The combined effect of the twenties being taken up with tertiary education (mostly a good thing – depending on the degree) and fears brought about by the recession (a bad thing) has left more American couples putting off having children. This is common after a time of economic uncertainty, but some are now comparing the current trends with the effects of the Great Depression of the 1930s:
“It’s not uncommon for women to put off having children when a recession hits, and in the past experts say that women have usually made up for that drop when the economy improved.
‘The only time that, historically in the United States, we’ve seen that the economy actually reduced childbearing in a way that catch-up didn’t occur was in the Great Depression,” said Laura Lindberg, a senior research associate with the Guttmacher Institute. “And even then, you had the Baby Boom following it.’
Daniel Schneider, a health policy research scholar at the University of California at Berkeley, said his research has shown that much of the recent drop in birth rates has been among younger women who haven’t yet had their first child. Past research has shown that women who delay their first birth, as opposed to later births, tend to end up having as many kids as they might have otherwise.
But he cautions that there’s no guarantee that will happen this time. Schneider notes that many people appear to have put off having kids not because of their own job loss or other setback, but because of the fear and uncertainty about whether they could be the next to get a pink slip or eviction notice.”
It is very sad that economic factors are delaying people from having children – it is, after all, the greatest joy you can have in this life and it is a joy that no amount of financial security can buy. If the delay turns into never being able to have children, then that is a tragedy. Especially when the generation living in the West today is the richest generation in history. We have so much material wealth! Compared to everyone who came before us, we have undreamed of riches. For example, we in the West are suffering from an obesity epidemic! We are not starving. Yet those in the past, even if immensely poorer than us, still managed to have families – indeed larger families than we tend to have. So there is clearly something that has changed in regards to our expectations.

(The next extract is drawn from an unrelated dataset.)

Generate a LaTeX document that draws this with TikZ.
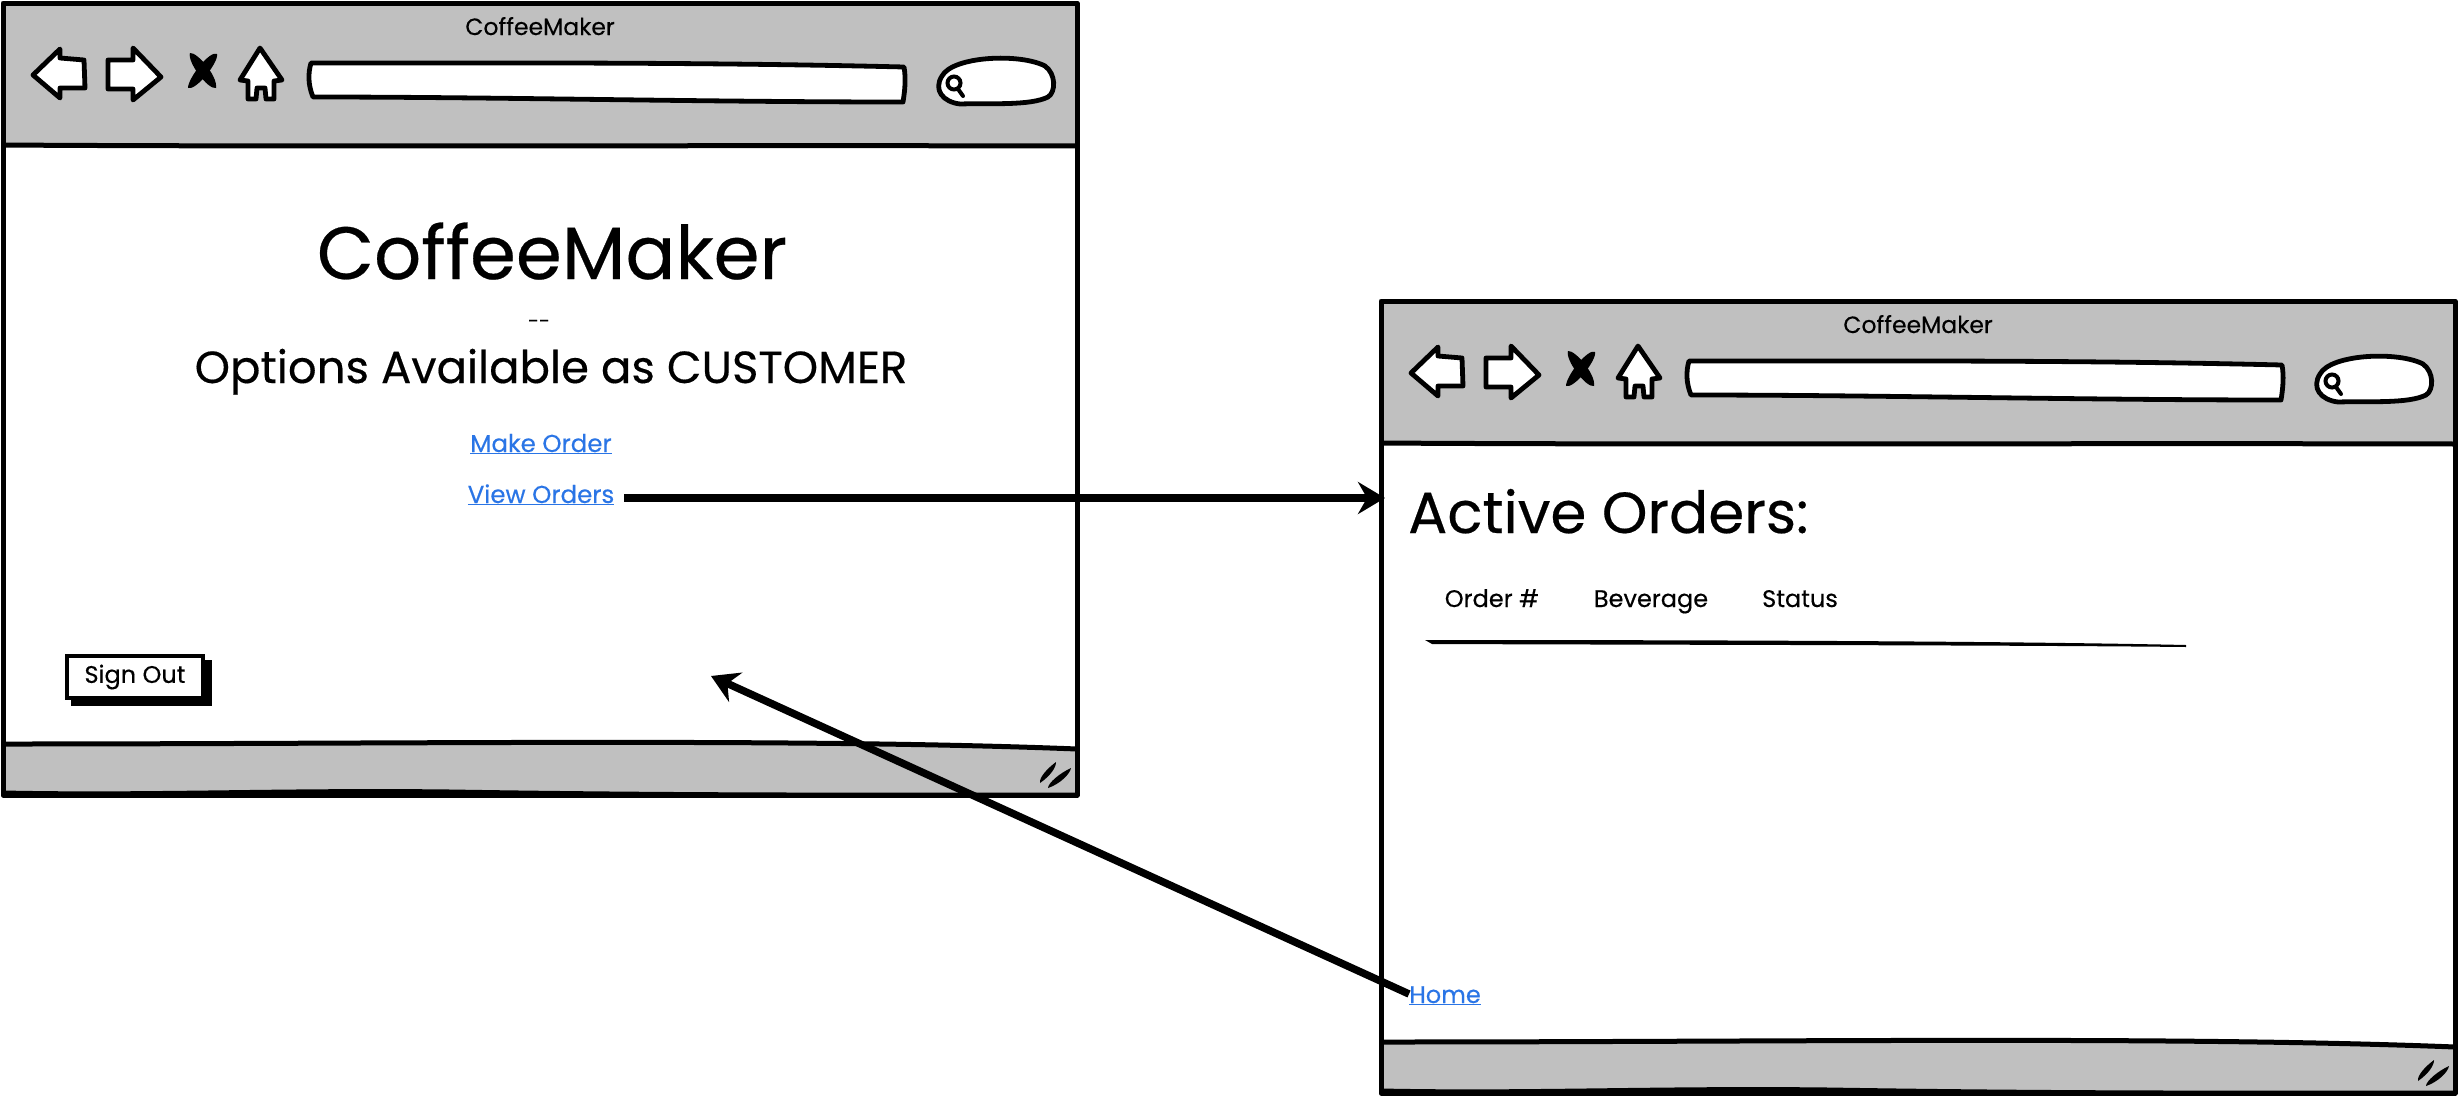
\documentclass[tikz,border=0pt]{standalone}
\usepackage{fontspec}
\setmainfont{Poppins}[FakeBold=0.35,Ligatures=NoCommon]
\usetikzlibrary{arrows.meta}
\definecolor{chrome}{HTML}{C0C0C0}
\definecolor{linkblue}{HTML}{2A75E6}
\tikzset{
  frame/.style={draw=black,line width=5pt,line join=round},
  icon/.style={draw=black,fill=white,line width=4.8pt,line join=round},
  txt/.style={inner sep=0pt,text=black,anchor=base},
  link/.style={inner sep=0pt,text=linkblue,anchor=base},
  conn/.style={draw=black,line width=7.5pt,-{Stealth[length=27pt,width=32pt,inset=9pt]}},
}
\newcommand{\fs}[1]{\fontsize{#1}{#1}\selectfont}
\newcommand{\ulink}[1]{\underline{#1}}
\newcommand{\browserwin}[3]{%
\begin{scope}[shift={(#2,#3)}]
  \fill[white] (3,3) rectangle (1077,795);
  \fill[chrome] (3,3) rectangle (1077,146);
  \fill[chrome] (3,744) .. controls (400,744) and (800,738) .. (1077,749) -- (1077,795) -- (3,795) -- cycle;
  \draw[frame] (3,3) -- (1077,3) -- (1077,795) -- (3,795) -- cycle;
  \draw[frame] (3,145) .. controls (300,147) and (700,145) .. (1077,146);
  \draw[frame] (3,744) .. controls (400,744) and (800,738) .. (1077,749);
  \draw[frame] (3,793) .. controls (150,796) and (280,790) .. (450,792) .. controls (700,796) and (900,795) .. (1077,795);
  \node[txt,font=\fs{23.5}] (#1title) at (540,35) {CoffeeMaker};
  % back
  \draw[icon] (33,75) -- (60,49) -- (60,58) -- (84,60) -- (85,88) -- (60,88) -- (60,98) -- cycle;
  % forward
  \draw[icon] (161,77) -- (133,48) -- (133,60) -- (108,60) -- (108,89) -- (133,89) -- (133,100) -- cycle;
  % stop
  \fill[black] (190,53) .. controls (197,52) and (218,76) .. (216,88) .. controls (208,90) and (187,62) .. cycle;
  \fill[black] (217,54) .. controls (210,50) and (188,78) .. (188,88) .. controls (196,91) and (219,62) .. cycle;
  % home
  \draw[icon] (260,48) -- (282,80) -- (274,81) -- (274,99) -- (266,99) -- (265,88) -- (257,88) -- (256,99) -- (248,99) -- (248,81) -- (240,80) -- cycle;
  % address bar
  \draw[icon] (311,63) .. controls (500,63) and (700,62) .. (904,67) .. controls (906,78) and (905,90) .. (903,102) .. controls (700,102) and (500,97) .. (313,97) .. controls (308,85) and (308,73) .. (311,63) -- cycle;
  % search
  \draw[icon] (942,76) .. controls (953,56) and (1020,53) .. (1045,66) .. controls (1056,74) and (1056,92) .. (1048,97) .. controls (1030,106) and (990,103) .. (960,104) .. controls (943,102) and (933,90) .. (942,76) -- cycle;
  \draw[draw=black,line width=4pt,line cap=round] (954,83) circle (6.5) (958,89) -- (963,96);
  % grip
  \fill[black] (1056,762) .. controls (1056,768) and (1050,776) .. (1040,783) .. controls (1039,777) and (1048,768) .. cycle;
  \fill[black] (1071,768) .. controls (1070,774) and (1060,784) .. (1048,788) .. controls (1048,783) and (1060,773) .. cycle;
\end{scope}}
\begin{document}
\begin{tikzpicture}[x=1pt,y=-1pt]
\useasboundingbox (0,0) rectangle (2458,1098);
\fill[white] (0,0) rectangle (2458,1098);
\browserwin{a}{0}{0}
\browserwin{b}{1378}{298}
% window 1
\node[txt,font=\fs{74}] (apptitle) at (552,279) {CoffeeMaker};
\node[txt,font=\fs{20}] (dashes) at (539,328) {-{}-};
\node[txt,font=\fs{45}] (options) at (551,383) {Options Available as CUSTOMER};
\node[link,font=\fs{24.5}] (mo) at (541,452) {\ulink{Make Order}};
\node[link,font=\fs{24.5}] (vo) at (541,503) {\ulink{View Orders}};
\draw[black,fill=black,line width=1pt] (71,660) rectangle (211,705);
\node[draw=black,fill=white,line width=4pt,minimum width=136pt,minimum height=42pt,inner sep=0pt,font=\fs{24}] (signout) at (135,677) {Sign Out};
% window 2
\node[txt,font=\fs{58},anchor=base west] (active) at (1408,533) {Active Orders:};
\node[txt,font=\fs{24}] (th1) at (1492,607) {Order \#};
\node[txt,font=\fs{24}] (th2) at (1651,607) {Beverage};
\node[txt,font=\fs{24}] (th3) at (1800,607) {Status};
\fill[black] (1425,640) .. controls (1700,640) and (2000,641) .. (2186,645) -- (2186,647) .. controls (2000,645) and (1700,645) .. (1432,644) -- cycle;
\node[link,font=\fs{24}] (home) at (1445,1003) {\ulink{Home}};
% connectors
\coordinate (winb) at (1385,498);
\coordinate (wina) at (711,676);
\draw[conn] ([shift={(10,-5)}]vo.base east) -- (winb);
\draw[conn] ([shift={(0,-9)}]home.base west) -- (wina);
\end{tikzpicture}
\end{document}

On the other hand, I do feel for people who honestly feel that they cannot afford to have children. Today, it seems to be increasingly necessary for both parents to have work – and thus the ability for a Mum (or Dad) to stay home with the children is gone. This is compounded by the fact that increasingly grandparents are also working and therefore childcare has to be taken on by businesses which costs the parents a lot of money. Although we are lucky enough to have a child I can certainly see how the financial worries and constraints apply to make couples think twice before starting a family. I do not know how to get around this dilemma, but sometimes it seems as if we in the West nowadays collectively are materially rich but yet still so poor. We have so much knowledge and technical knowhow at our fingertips but no wisdom.